[all][requirements][stable] requests version bump on stable brances {pike|queens} for CVE-2018-18074

Jeremy Stanley fungi at yuggoth.org
Wed May 15 13:36:12 UTC 2019


On 2019-05-15 12:01:36 +0200 (+0200), Thierry Carrez wrote:
[...]
> Nothing short of full distribution security work can actually
> deliver on a "use this to be secure" promise. And that is
> definitely not the kind of effort we should tackle as a community
> imho.

I concur. There is a reason the model we follow for our own stable
branches (fork from a point in time and only backport critical
fixes) is basically identical to how distros operate, except they do
it on a *much* larger scale.

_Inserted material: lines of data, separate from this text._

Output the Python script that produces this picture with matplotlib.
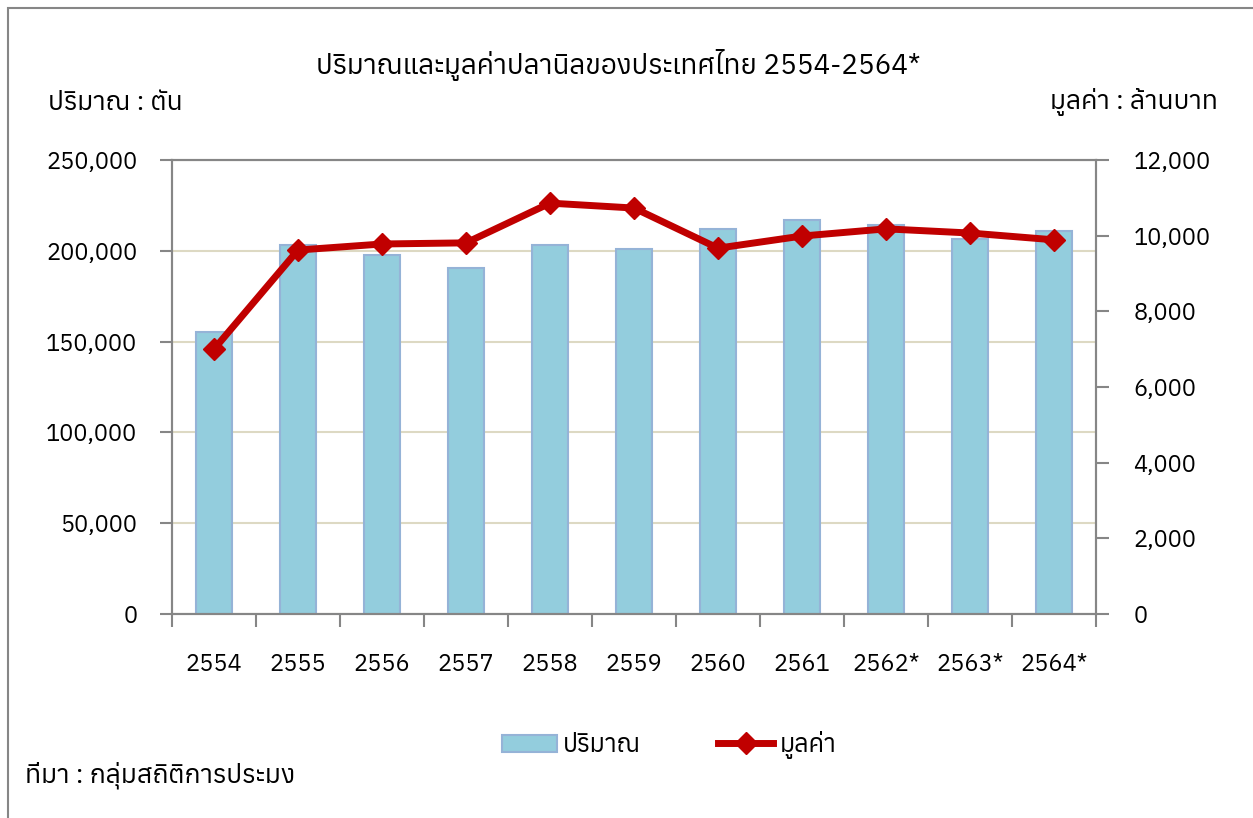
import matplotlib
matplotlib.use("Agg")
import matplotlib.pyplot as plt
from matplotlib import font_manager
from matplotlib.ft2font import FT2Font
from matplotlib.ticker import FuncFormatter, MultipleLocator, FixedLocator
import numpy as np

years = ["2554", "2555", "2556", "2557", "2558", "2559", "2560", "2561", "2562*", "2563*", "2564*"]
volume = [155500, 203200, 197700, 190500, 203200, 201000, 212000, 217000, 214000, 206500, 211000]
value = [7000, 9620, 9780, 9810, 10860, 10730, 9670, 9990, 10180, 10070, 9890]

# find a font that has Thai glyphs
thai_fonts = []
for f in font_manager.fontManager.ttflist:
    try:
        if 0x0E01 in FT2Font(f.fname).get_charmap():
            thai_fonts.append(f.name)
    except Exception:
        pass
families = sorted(set(thai_fonts)) + ["DejaVu Sans"]
plt.rcParams["font.family"] = families

fig = plt.figure(figsize=(12.53, 8.18), dpi=100)
ax = fig.add_axes([172 / 1253, 1 - 614 / 818, (1096 - 172) / 1253, (614 - 160) / 818])
ax2 = ax.twinx()

x = np.arange(len(years))
bars = ax.bar(x, volume, width=0.42, color="#93CDDD", edgecolor="#95B3D7", linewidth=1.5,
              label="ปริมาณ", zorder=2)
line, = ax2.plot(x, value, color="#C00000", linewidth=5, marker="D", markersize=11,
                 label="มูลค่า", solid_joinstyle="round", zorder=3)

ax.set_xlim(-0.5, len(years) - 0.5)
ax.set_ylim(0, 250000)
ax2.set_ylim(0, 12000)
ax.yaxis.set_major_locator(MultipleLocator(50000))
ax2.yaxis.set_major_locator(MultipleLocator(2000))
fmt = FuncFormatter(lambda v, p: f"{int(v):,}")
ax.yaxis.set_major_formatter(fmt)
ax2.yaxis.set_major_formatter(fmt)
ax.grid(axis="y", color="#DDD9C3", linewidth=1.5, zorder=0)
ax.set_axisbelow(True)

ax.set_xticks(x)
ax.set_xticklabels(years)
ax.xaxis.set_minor_locator(FixedLocator(np.arange(-0.5, len(years), 1.0)))
ax.tick_params(axis="x", which="major", length=0, pad=28, labelsize=17)
ax.tick_params(axis="x", which="minor", length=9, color="#868686", width=1.5, direction="out")
ax.tick_params(axis="y", length=9, color="#868686", width=1.5, labelsize=17, pad=16)
ax2.tick_params(axis="y", length=9, color="#868686", width=1.5, labelsize=17, pad=18)

for a in (ax, ax2):
    for s in a.spines.values():
        s.set_color("#868686")
        s.set_linewidth(1.5)

fig.text(618 / 1253, 1 - 65 / 818, "ปริมาณและมูลค่าปลานิลของประเทศไทย 2554-2564*",
         ha="center", va="center", fontsize=20)
fig.text(48 / 1253, 1 - 102 / 818, "ปริมาณ : ตัน", ha="left", va="center", fontsize=19)
fig.text(1218 / 1253, 1 - 102 / 818, "มูลค่า : ล้านบาท", ha="right", va="center", fontsize=19)
fig.text(25 / 1253, 1 - 775 / 818, "ที่มา : กลุ่มสถิติการประมง", ha="left", va="center", fontsize=19)

fig.legend([bars, line], ["ปริมาณ", "มูลค่า"], loc="center", bbox_to_anchor=(669 / 1253, 1 - 745 / 818),
           ncol=2, frameon=False, fontsize=18, handlelength=2.2, columnspacing=3.1, handletextpad=0.25)

# outer frame
fig.patches.append(plt.Rectangle((8 / 1253, -0.01), 1.1, 1 - 8 / 818 + 0.01, transform=fig.transFigure,
                                 fill=False, edgecolor="#868686", linewidth=1.5))

fig.savefig("out.png", dpi=100)
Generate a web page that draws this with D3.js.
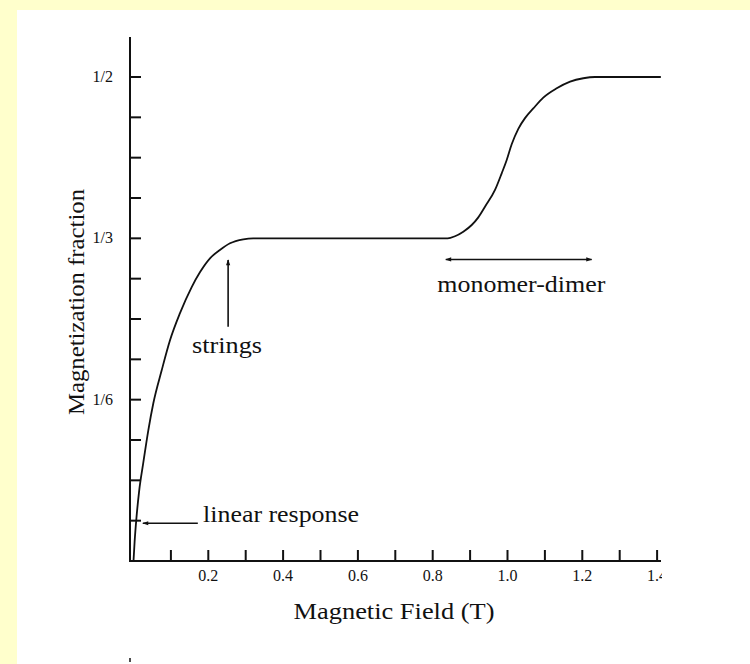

To do this "properly" we would not only
need to stay on top of vulnerabilities announced for our entire
transitive Python dependency tree, but also fork the source code for
all of it and then backport fixes to those forks. This is precisely
creating a new (perhaps derivative) distro, and it's a ton of work I
doubt anyone is eager to sign up for.

> I understand the need to signal critical vulnerabilities in our
> dependencies to our users and distributions. Historically we have
> used the OSSN (OpenStack Security Notices) to draw attention to
> select, key vulnerabilities in our dependency chain:
> 
> OSSN-0082 - Heap and Stack based buffer overflows in dnsmasq<2.78
> OSSN-0044 - Older versions of noVNC allow session theft
> OSSN-0043 - glibc 'Ghost' vulnerability can allow remote code execution
> ...
> 
> I would rather continue to use that mechanism to communicate about
> critical vulnerabilities in all our dependencies than implement a
> complex and costly process to only cover /some/ of our Python
> dependencies.

This isn't so much the problem at hand, it's that we have deployment
projects who have decided that deploying from stable branch source
with pip-installed python packages selected using the frozen stable
upper-constraints.txt set is a model they're recommending to their
users. Honestly I think the solution to *that* problem is to stop,
or at least document clearly that it's a security-wise unsafe choice
for anything besides a test/proof-of-concept environment. I get why
they thought it could be a useful addition since it's basically how
we test our stable branches, but it's really a frightening lapse in
judgement which puts our users' systems at grave risk of compromise.